Technology Readiness Comparison

Dimension LPP LDP Gas Cluster Soft X-ray
Light source ✅ Production 🔧 Lab 🔧 Proof of concept ❌ None available
Optics ✅ Production ⚠️ Basic 🔧 Multilayer needed ❌ From zero
Resist ✅ Mature ✅ Reusable ✅ Reusable 🔧 JHU initial breakthrough
Supply chain ✅ Complete ⚠️ Partial gaps ❌ Nearly zero ❌ Entirely non-existent
First tool cost ~$200M ~$10M+ ~$10-30M (est.) Unknown (needs accelerator)

Critical Obstacles

  1. Light source — No production-capable 6.5-6.7nm source exists. Gadolinium LPP is experimental, far below required power.
  2. Optics — 6.5nm light is absorbed by almost every material. Entirely new multilayer mirror designs needed. None exist.
  3. Zero supply chain — Masks, pellicles, metrology, source — everything must be invented from scratch. No company has the incentive to invest ASML-level capital at this stage.
  4. Substrate's XRL approach — Proximity printing (1:1 mask-to-wafer, no reduction).

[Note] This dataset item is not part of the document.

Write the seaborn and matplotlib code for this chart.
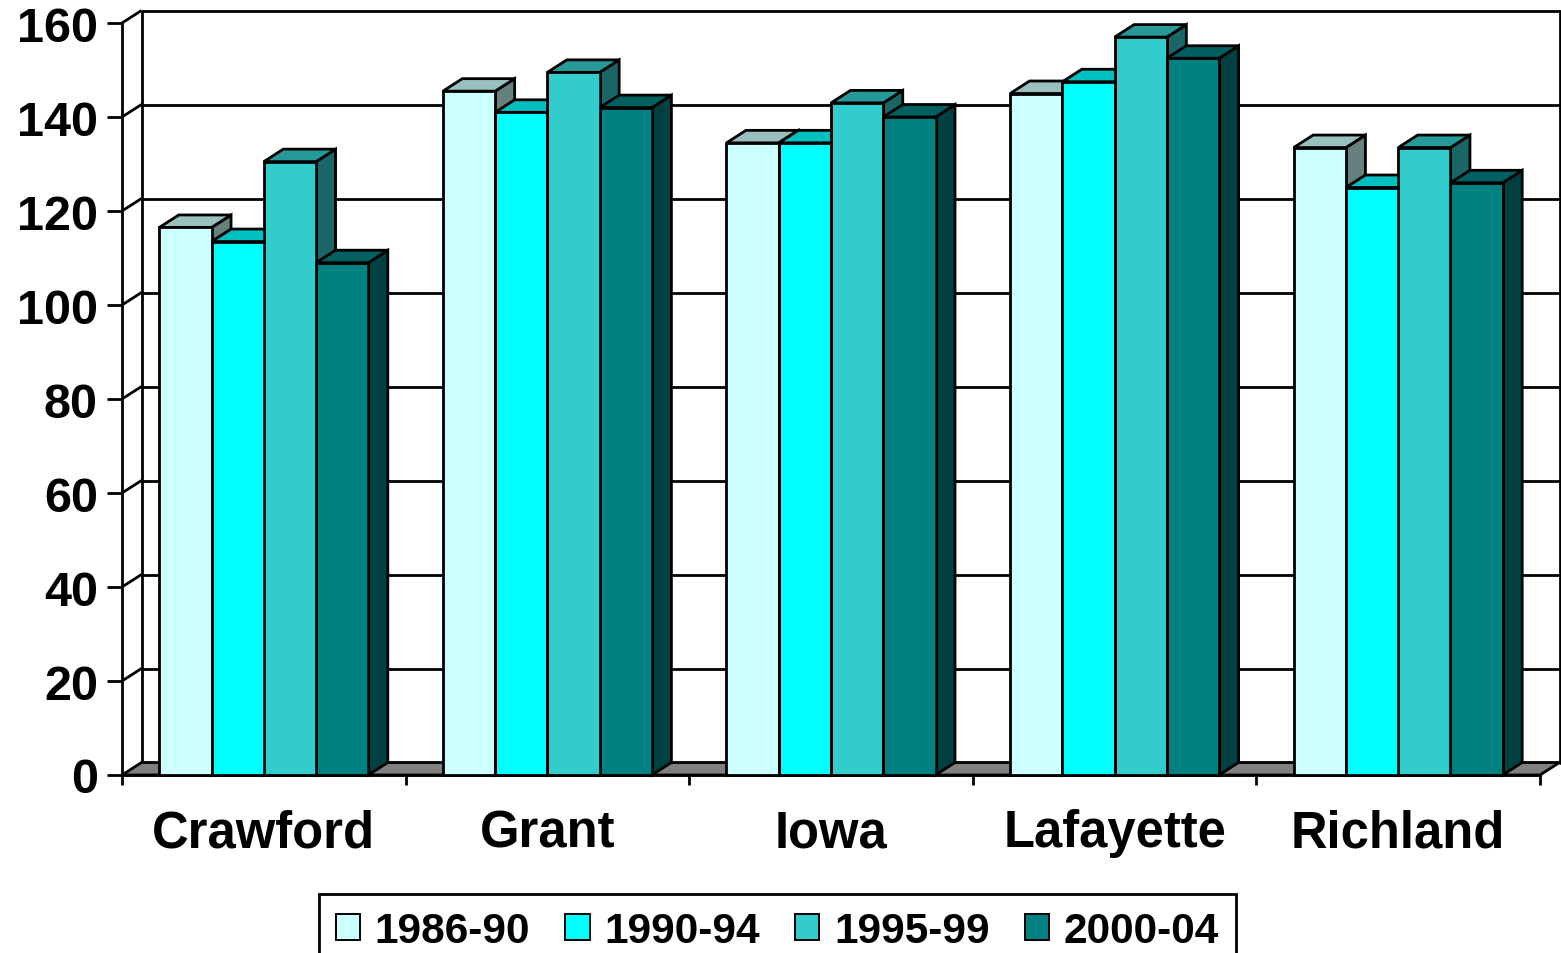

Synchrotrons are 30m to >1km in circumference, costing $100M+.

The Most Realistic Role

Soft X-ray / B-EUV is not an "EUV replacement." Its most plausible role: a wavelength-based alternative path when Hyper-NA EUV hits its cost ceiling (estimated $1B/tool) — assuming 6.7nm source and optics technology mature by then.

What This Actually Means

1. Four routes, four time windows, not zero-sum.

  • 13.5nm (LPP + LDP) → the present. Covers advanced and mature nodes.
  • 6.7nm gas cluster → next generation (10-15 years). Advantage in efficiency and wavelength differentiation.
  • 6.5-6.7nm soft X-ray → long-term (15+ years). A wavelength hedge against Hyper-NA cost escalation.

2. EUV is a cost variable, not a survival threshold.
Chiplet architectures + DUV multi-patterning cover enormous real-world demand. Advanced packaging reduces dependence on any single lithography node.

3. The gas cluster route's real contribution.
Russia's scheme won't replace ASML. What it does is demonstrate that a third path might exist — breaking the "only LPP can do EUV" assumption.

4. Soft X-ray is the longest bet.
Johns Hopkins cleared one obstacle (resist). Dozens remain. B-EUV's timeline is measured in decades, not years — but if Hyper-NA EUV really hits $1B/tool, the industry will be glad someone started working on alternatives.


Sources: ASML annual reports, published Chinese LDP research papers, Russian Academy of Sciences report (May 2026), Johns Hopkins / Nature Chemical Engineering (2025), Substrate public disclosures, and public industry data.